[DATA SEGMENT]:
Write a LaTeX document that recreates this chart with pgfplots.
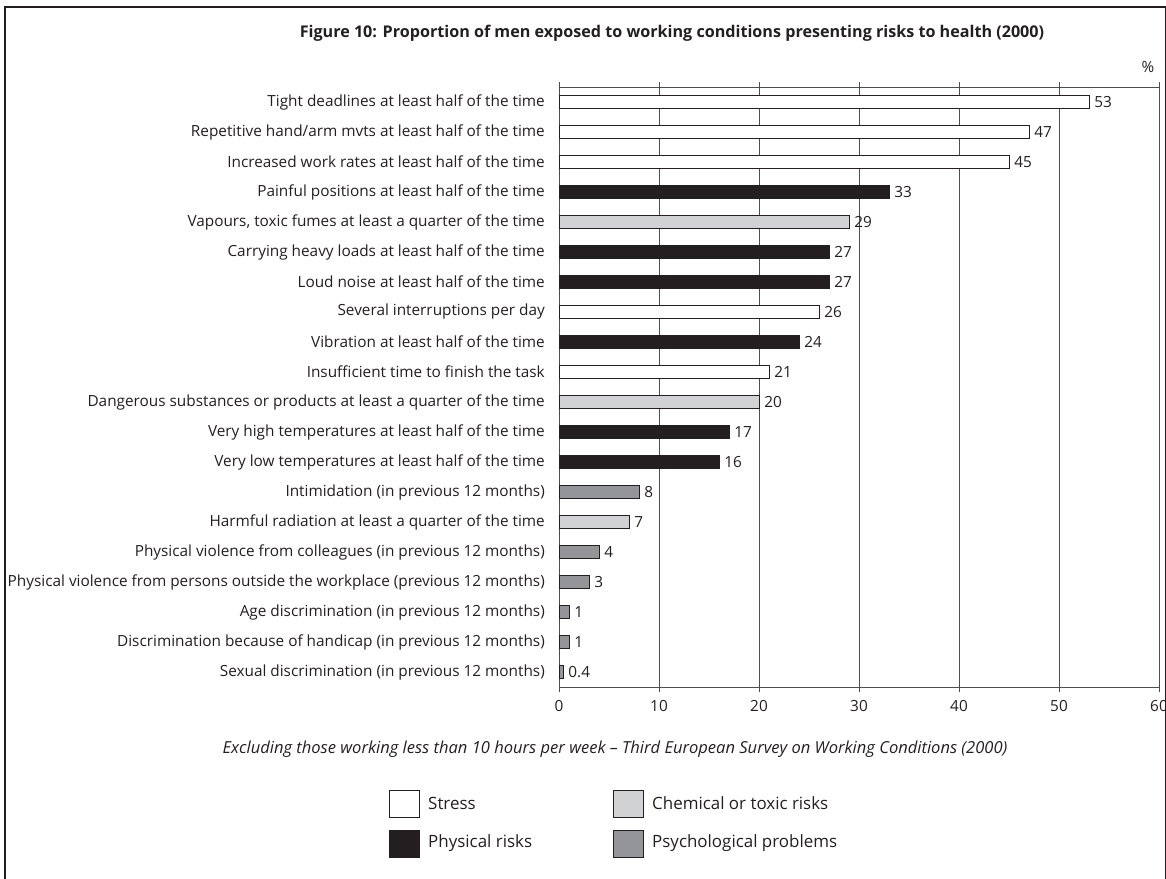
\documentclass[border=0pt]{standalone}
\usepackage{pgfplots}
\pgfplotsset{compat=1.18}
\usepackage{fontspec}
\setmainfont{Open Sans}

\definecolor{inkdark}{HTML}{231F20}
\definecolor{chemgrey}{HTML}{D1D2D4}
\definecolor{psygrey}{HTML}{939598}
\definecolor{gridgrey}{HTML}{4D4D4F}

\newcommand{\lblfont}{\fontsize{15.4}{18}\selectfont}
\newcommand{\keyfont}{\fontsize{17}{20}\selectfont}

\begin{document}
\begin{tikzpicture}
% outer frame of the figure
\draw[line width=1.6bp, inkdark] (5bp,-895bp) -- (5bp,-7bp) -- (1165.5bp,-7bp) -- (1165.5bp,-895bp);

% title and unit
\node[font=\fontsize{16.2}{19}\selectfont\bfseries, text=inkdark] at (672bp,-33bp)
  {Figure 10: Proportion of men exposed to working conditions presenting risks to health (2000)};
\node[font=\lblfont, text=inkdark] at (1148bp,-67bp) {\%};

\begin{axis}[
  at={(559bp,-687bp)}, anchor=south west,
  scale only axis, width=600bp, height=600bp,
  xbar, bar width=13bp, bar shift=0pt,
  every axis plot/.append style={bar shift=0pt, draw=inkdark, line width=0.8bp},
  xmin=0, xmax=60, ymin=0.5, ymax=20.5, y dir=reverse,
  xtick={0,10,...,60},
  xmajorgrids, major grid style={gridgrey, line width=0.9bp},
  axis line style={gridgrey, line width=1bp},
  tick style={gridgrey, line width=0.9bp},
  xtick align=outside, major tick length=5bp,
  x tick label style={font=\lblfont, text=inkdark, /pgf/number format/assume math mode=true, yshift=-5bp},
  ytick={1,...,20},
  y tick style={draw=none},
  extra y ticks={1.5,2.5,...,20.5},
  extra y tick labels={},
  extra y tick style={ytick align=outside, major tick length=4bp, tick style={gridgrey, line width=0.9bp}, grid=none},
  yticklabels={
    Tight deadlines at least half of the time,
    Repetitive hand/arm mvts at least half of the time,
    Increased work rates at least half of the time,
    Painful positions at least half of the time,
    {Vapours, toxic fumes at least a quarter of the time},
    Carrying heavy loads at least half of the time,
    Loud noise at least half of the time,
    Several interruptions per day,
    Vibration at least half of the time,
    Insufficient time to finish the task,
    Dangerous substances or products at least a quarter of the time,
    Very high temperatures at least half of the time,
    Very low temperatures at least half of the time,
    Intimidation (in previous 12 months),
    Harmful radiation at least a quarter of the time,
    Physical violence from colleagues (in previous 12 months),
    Physical violence from persons outside the workplace (previous 12 months),
    Age discrimination (in previous 12 months),
    Discrimination because of handicap (in previous 12 months),
    Sexual discrimination (in previous 12 months)
  },
  y tick label style={font=\lblfont, text=inkdark, inner sep=0pt, xshift=-9bp},
  nodes near coords,
  nodes near coords align={horizontal},
  point meta=explicit symbolic,
  every node near coord/.append style={font=\lblfont, text=inkdark, inner sep=0pt, anchor=west, xshift=5bp},
  clip=false,
]
% Stress
\addplot[fill=white] coordinates {
  (53,1) [53] (47,2) [47] (45,3) [45] (26,8) [26] (21,10) [21]
};
% Chemical or toxic risks
\addplot[fill=chemgrey] coordinates {
  (29,5) [29] (20,11) [20] (7,15) [7]
};
% Physical risks
\addplot[fill=inkdark] coordinates {
  (33,4) [33] (27,6) [27] (27,7) [27] (24,9) [24] (17,12) [17] (16,13) [16]
};
% Psychological problems
\addplot[fill=psygrey] coordinates {
  (8,14) [8] (4,16) [4] (3,17) [3] (1,18) [1] (1,19) [1] (0.4,20) [0.4]
};
\end{axis}

% source note
\node[font=\fontsize{16.6}{19}\selectfont\itshape, text=inkdark] at (615bp,-749bp)
  {Excluding those working less than 10 hours per week -- Third European Survey on Working Conditions (2000)};

% key
\begin{scope}[line width=0.8bp, draw=inkdark]
  \draw[fill=white]     (389bp,-790bp) rectangle (419bp,-817bp);
  \draw[fill=inkdark]   (389bp,-830bp) rectangle (419bp,-857bp);
  \draw[fill=chemgrey]  (613bp,-790bp) rectangle (643bp,-817bp);
  \draw[fill=psygrey]   (613bp,-830bp) rectangle (643bp,-857bp);
\end{scope}
\node[font=\keyfont, text=inkdark, anchor=west, inner sep=0pt] at (428bp,-803.5bp) {Stress};
\node[font=\keyfont, text=inkdark, anchor=west, inner sep=0pt] at (428bp,-843.5bp) {Physical risks};
\node[font=\keyfont, text=inkdark, anchor=west, inner sep=0pt] at (652bp,-803.5bp) {Chemical or toxic risks};
\node[font=\keyfont, text=inkdark, anchor=west, inner sep=0pt] at (652bp,-843.5bp) {Psychological problems};

\pgfresetboundingbox
\useasboundingbox (0,0) rectangle (1166bp,-879bp);
\end{tikzpicture}
\end{document}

[TASK GOAL]: Return the material exactly as given, apart from the pictures.

[TASK SOLUTION]:
Write a LaTeX document that recreates this chart with pgfplots.
\documentclass[border=0pt]{standalone}
\usepackage{pgfplots}
\pgfplotsset{compat=1.18}
\usepackage{fontspec}
\setmainfont{Open Sans}

\definecolor{inkdark}{HTML}{231F20}
\definecolor{chemgrey}{HTML}{D1D2D4}
\definecolor{psygrey}{HTML}{939598}
\definecolor{gridgrey}{HTML}{4D4D4F}

\newcommand{\lblfont}{\fontsize{15.4}{18}\selectfont}
\newcommand{\keyfont}{\fontsize{17}{20}\selectfont}

\begin{document}
\begin{tikzpicture}
% outer frame of the figure
\draw[line width=1.6bp, inkdark] (5bp,-895bp) -- (5bp,-7bp) -- (1165.5bp,-7bp) -- (1165.5bp,-895bp);

% title and unit
\node[font=\fontsize{16.2}{19}\selectfont\bfseries, text=inkdark] at (672bp,-33bp)
  {Figure 10: Proportion of men exposed to working conditions presenting risks to health (2000)};
\node[font=\lblfont, text=inkdark] at (1148bp,-67bp) {\%};

\begin{axis}[
  at={(559bp,-687bp)}, anchor=south west,
  scale only axis, width=600bp, height=600bp,
  xbar, bar width=13bp, bar shift=0pt,
  every axis plot/.append style={bar shift=0pt, draw=inkdark, line width=0.8bp},
  xmin=0, xmax=60, ymin=0.5, ymax=20.5, y dir=reverse,
  xtick={0,10,...,60},
  xmajorgrids, major grid style={gridgrey, line width=0.9bp},
  axis line style={gridgrey, line width=1bp},
  tick style={gridgrey, line width=0.9bp},
  xtick align=outside, major tick length=5bp,
  x tick label style={font=\lblfont, text=inkdark, /pgf/number format/assume math mode=true, yshift=-5bp},
  ytick={1,...,20},
  y tick style={draw=none},
  extra y ticks={1.5,2.5,...,20.5},
  extra y tick labels={},
  extra y tick style={ytick align=outside, major tick length=4bp, tick style={gridgrey, line width=0.9bp}, grid=none},
  yticklabels={
    Tight deadlines at least half of the time,
    Repetitive hand/arm mvts at least half of the time,
    Increased work rates at least half of the time,
    Painful positions at least half of the time,
    {Vapours, toxic fumes at least a quarter of the time},
    Carrying heavy loads at least half of the time,
    Loud noise at least half of the time,
    Several interruptions per day,
    Vibration at least half of the time,
    Insufficient time to finish the task,
    Dangerous substances or products at least a quarter of the time,
    Very high temperatures at least half of the time,
    Very low temperatures at least half of the time,
    Intimidation (in previous 12 months),
    Harmful radiation at least a quarter of the time,
    Physical violence from colleagues (in previous 12 months),
    Physical violence from persons outside the workplace (previous 12 months),
    Age discrimination (in previous 12 months),
    Discrimination because of handicap (in previous 12 months),
    Sexual discrimination (in previous 12 months)
  },
  y tick label style={font=\lblfont, text=inkdark, inner sep=0pt, xshift=-9bp},
  nodes near coords,
  nodes near coords align={horizontal},
  point meta=explicit symbolic,
  every node near coord/.append style={font=\lblfont, text=inkdark, inner sep=0pt, anchor=west, xshift=5bp},
  clip=false,
]
% Stress
\addplot[fill=white] coordinates {
  (53,1) [53] (47,2) [47] (45,3) [45] (26,8) [26] (21,10) [21]
};
% Chemical or toxic risks
\addplot[fill=chemgrey] coordinates {
  (29,5) [29] (20,11) [20] (7,15) [7]
};
% Physical risks
\addplot[fill=inkdark] coordinates {
  (33,4) [33] (27,6) [27] (27,7) [27] (24,9) [24] (17,12) [17] (16,13) [16]
};
% Psychological problems
\addplot[fill=psygrey] coordinates {
  (8,14) [8] (4,16) [4] (3,17) [3] (1,18) [1] (1,19) [1] (0.4,20) [0.4]
};
\end{axis}

% source note
\node[font=\fontsize{16.6}{19}\selectfont\itshape, text=inkdark] at (615bp,-749bp)
  {Excluding those working less than 10 hours per week -- Third European Survey on Working Conditions (2000)};

% key
\begin{scope}[line width=0.8bp, draw=inkdark]
  \draw[fill=white]     (389bp,-790bp) rectangle (419bp,-817bp);
  \draw[fill=inkdark]   (389bp,-830bp) rectangle (419bp,-857bp);
  \draw[fill=chemgrey]  (613bp,-790bp) rectangle (643bp,-817bp);
  \draw[fill=psygrey]   (613bp,-830bp) rectangle (643bp,-857bp);
\end{scope}
\node[font=\keyfont, text=inkdark, anchor=west, inner sep=0pt] at (428bp,-803.5bp) {Stress};
\node[font=\keyfont, text=inkdark, anchor=west, inner sep=0pt] at (428bp,-843.5bp) {Physical risks};
\node[font=\keyfont, text=inkdark, anchor=west, inner sep=0pt] at (652bp,-803.5bp) {Chemical or toxic risks};
\node[font=\keyfont, text=inkdark, anchor=west, inner sep=0pt] at (652bp,-843.5bp) {Psychological problems};

\pgfresetboundingbox
\useasboundingbox (0,0) rectangle (1166bp,-879bp);
\end{tikzpicture}
\end{document}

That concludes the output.